Similarly, Haitham, who lives in Jordan, asked his neighbor in Homs province to “demolish the wall separating his shop from my shop, so they become a single shop,” after his application for power of attorney through the Syrian embassy in Jordan was denied. This method has so far protected Haitham’s store from being occupied but does not ensure protection will continue in the event of an audit of the title deeds.

Umm Muhammad, a resident of Jordan, is unable to rent out her home in the al-Hajar al-Aswad area south of Damascus because she is the wife of a defected officer and, as such, will not be able to issue a power of attorney, she told Syria Direct. Instead, she has to send “a small monthly sum to my husband’s brother, in exchange for him staying at our house and taking care of it.” This is so “the regime won’t know it’s deserted and get its hands on it.” 

However, solutions such as these could lead displaced people into another real estate problem. “In cases like these, they should seek out trustworthy and faithful people before allowing any individual to use the property,” warned legal advisor Ahmad Kamal.
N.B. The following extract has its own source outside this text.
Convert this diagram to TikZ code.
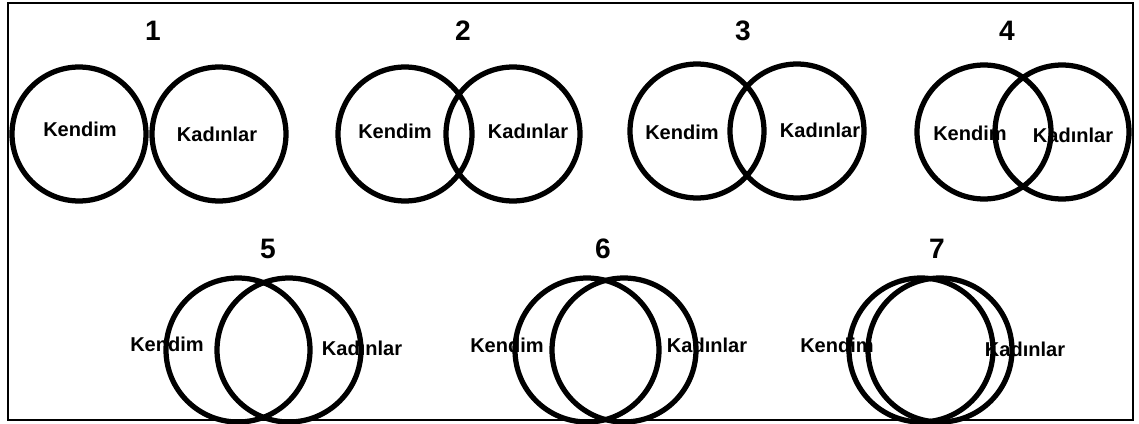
\documentclass[tikz,border=0pt]{standalone}
\usepackage{fontspec}
\setmainfont{Liberation Sans}
\usepackage{tikz}
\usetikzlibrary{positioning}

\begin{document}
\begin{tikzpicture}[x=0.02cm, y=-0.02cm,
          ring/.style={circle, draw=black, line width=0.105cm, inner sep=0pt},
          small/.style={ring, minimum size=2.68cm},
          big/.style={ring, minimum size=2.88cm},
          lbl/.style={font=\fontsize{11.4}{13}\selectfont\bfseries, inner sep=0pt},
          num/.style={font=\fontsize{16}{19}\selectfont\bfseries, inner sep=0pt},
          frame/.style={draw=black, line width=0.85pt}
        ]
        \useasboundingbox (0,0) rectangle (1139,423);
        \draw[frame] (8,3) rectangle (1133,420);

        % Set 1
        \node[num] (n1) at (153, 31) {1};
        \node[lbl] (ken1) at (80, 129) {Kendim};
        \node[lbl] (kad1) at (217, 134) {Kadınlar};
        \node[small] (c1a) at (79, 134) {};
        \node[small] (c1b) at (219, 134) {};

        % Set 2
        \node[num] (n2) at (463, 31) {2};
        \node[lbl] (ken2) at (395, 131) {Kendim};
        \node[lbl] (kad2) at (528, 131) {Kadınlar};
        \node[small] (c2a) at (405, 134) {};
        \node[small] (c2b) at (513, 134) {};

        % Set 3
        \node[num] (n3) at (743, 31) {3};
        \node[lbl] (ken3) at (682, 132) {Kendim};
        \node[lbl] (kad3) at (820, 130) {Kadınlar};
        \node[small] (c3a) at (697, 131) {};
        \node[small] (c3b) at (797, 131) {};

        % Set 4
        \node[num] (n4) at (1007, 31) {4};
        \node[lbl] (ken4) at (970, 133) {Kendim};
        \node[lbl] (kad4) at (1073, 135) {Kadınlar};
        \node[small] (c4a) at (984, 132) {};
        \node[small] (c4b) at (1062, 132) {};

        % Set 5
        \node[num] (n5) at (268, 249) {5};
        \node[lbl] (ken5) at (167, 344) {Kendim};
        \node[lbl] (kad5) at (362, 348) {Kadınlar};
        \node[big] (c5a) at (238, 350) {};
        \node[big] (c5b) at (289, 350) {};

        % Set 6
        \node[num] (n6) at (603, 249) {6};
        \node[lbl] (ken6) at (507, 345) {Kendim};
        \node[lbl] (kad6) at (707, 345) {Kadınlar};
        \node[big] (c6a) at (587, 350) {};
        \node[big] (c6b) at (624, 350) {};

        % Set 7
        \node[num] (n7) at (937, 249) {7};
        \node[lbl] (ken7) at (837, 345) {Kendim};
        \node[lbl] (kad7) at (1025, 349) {Kadınlar};
        \node[big] (c7a) at (921, 350) {};
        \node[big] (c7b) at (940, 350) {};
      \end{tikzpicture}
\end{document}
It is also necessary to “keep the real estate ownership documents or those that support its confirmation, such as sale contracts and court rulings since they increase the opportunity to save the encroached-upon property in case of the owners’ return to Syria.” 

In the meantime, until he can regain his right to dispose of and benefit from his properties valued at an estimated $10 million, Abu Ahmad lives in a rented house in Idlib and is “barely able to support my family,” he said.